Wednesday, October 13, 2010

KTV : The Demystification of the Crime of Rape

Where do we go to when our own judiciary and courts of justice of our own country discriminate against us? Karen Tayag Vertido (KTV) has the answer for us and for this she spent fourteen long years of her life fighting for her rights that now benefit all of women in this country and the world. Karen, then Executive Director of the Davao Chamber of Commerce & Industry, in her 2007 communication to the U.N Cedaw Committee said that in 1996, she was brought to a motel against her will and raped by a former political head of the same organization she was working for.
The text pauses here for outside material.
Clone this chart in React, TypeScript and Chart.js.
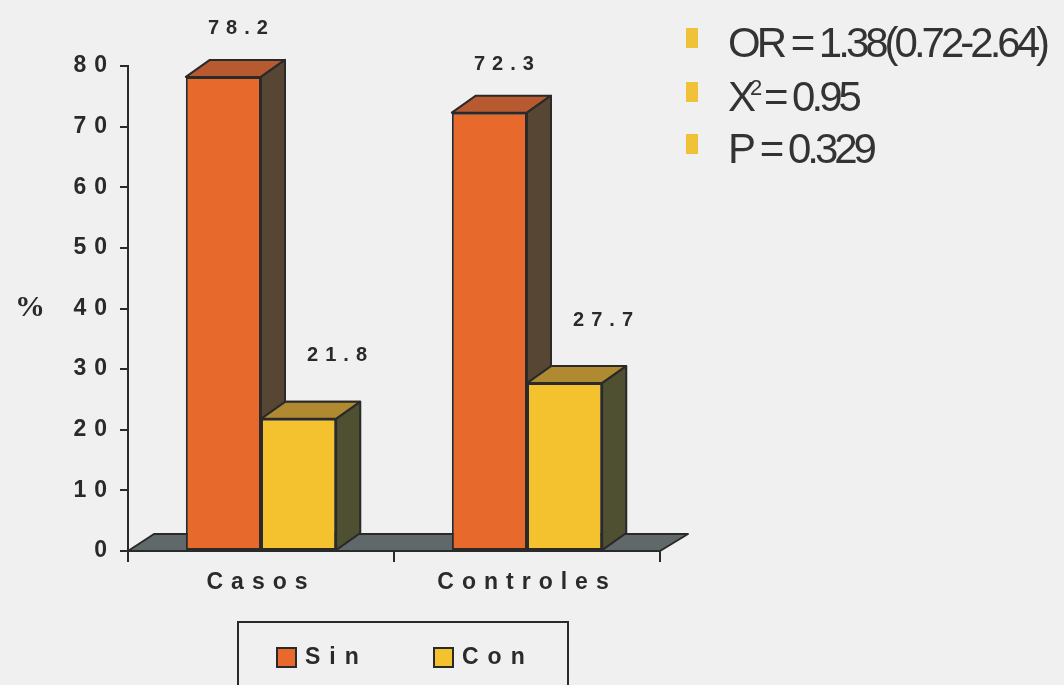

The Davao community supported her and launched the “Justice for Karen Movement.” Then, after eight years of court trial, the judge acquitted the defendant.

The way to go for Karen, who was counseled by women leaders, particularly, Atty Evalyn Ursua, was to write the United Nations Cedaw Committee in 2007 as a victim of discrimination as defined in the CEDAW.

The law invoked is the Optional Protocol to Cedaw which is a separate treaty to which the Philippines is a signatory and it allows women who have been denied access to justice at the national level to have their claims reviewed at the international level.

The United Nations Cedaw Committee composed of international experts, in their decision or Views promulgated that our country violated the rights of Karen in the local court decision acquitting the defendant. The Cedaw Committee, in affirming the story of Karen in her communication to this U.N body, effectively sets new standards on how the world should view and address the crime of rape and as well, demystifies the following fallacies on rape :

Fallacy One : Victim must always try to escape the rapist during rape.
Truth : There is no standard victim reaction to rape.
Fallacy Two : Rape by intimidation cannot be committed against
women who are not timid.
Truth : The character of the victim is not an element of the crime of rape.
Fallacy Three : In rape by threat, there must be clear evidence of
direct threat.
Truth : The essential element of rape is lack of consent and not the
element of force.
Fallacy Four : If you are a friend of the victim, you cannot be raped ;
Or that if you are friends, the rape is consensual.
Truth : A relationship is not proof of the consent of the victim of rape.
Fallacy Five : There is a standard of “normal” or “natural”
behaviour on rape victims.
Truth : The court should not discriminate against those who do not
conform to these standards.
Fallacy Six : If rape has reached the moment of ejaculation, there was
no resistance.
Truth : Ejaculation is not an element of the crime of rape.
Fallacy Seven : A senior citizen is not capable of rape.
Truth : Sexual prowess is not an element of rape otherwise rape
committed by old men go unpunished.

This United Nations body found that Karen was discriminated against and recommends that the Philippines pay Karen a financial compensation for all the social harm that she suffered in the way our judicial system has handled her case. The Cedaw Committee recommends that the Philippines should develop a sexuality and violence education training program for judges and prosecutors in the Philippines. To Congress, the Cedaw Committee recommends that the laws against rape in our country be reviewed and that our country allocate enough funds for enforcement.

This Cedaw Committee view is now part of a human rights standard that the entire world can emulate and the Philippines is given within six months to turn in a written response and to provide the Committee with an update on its action taken and more importantly to publish this U.N. Cedaw View and translate it to our various local lingua francas.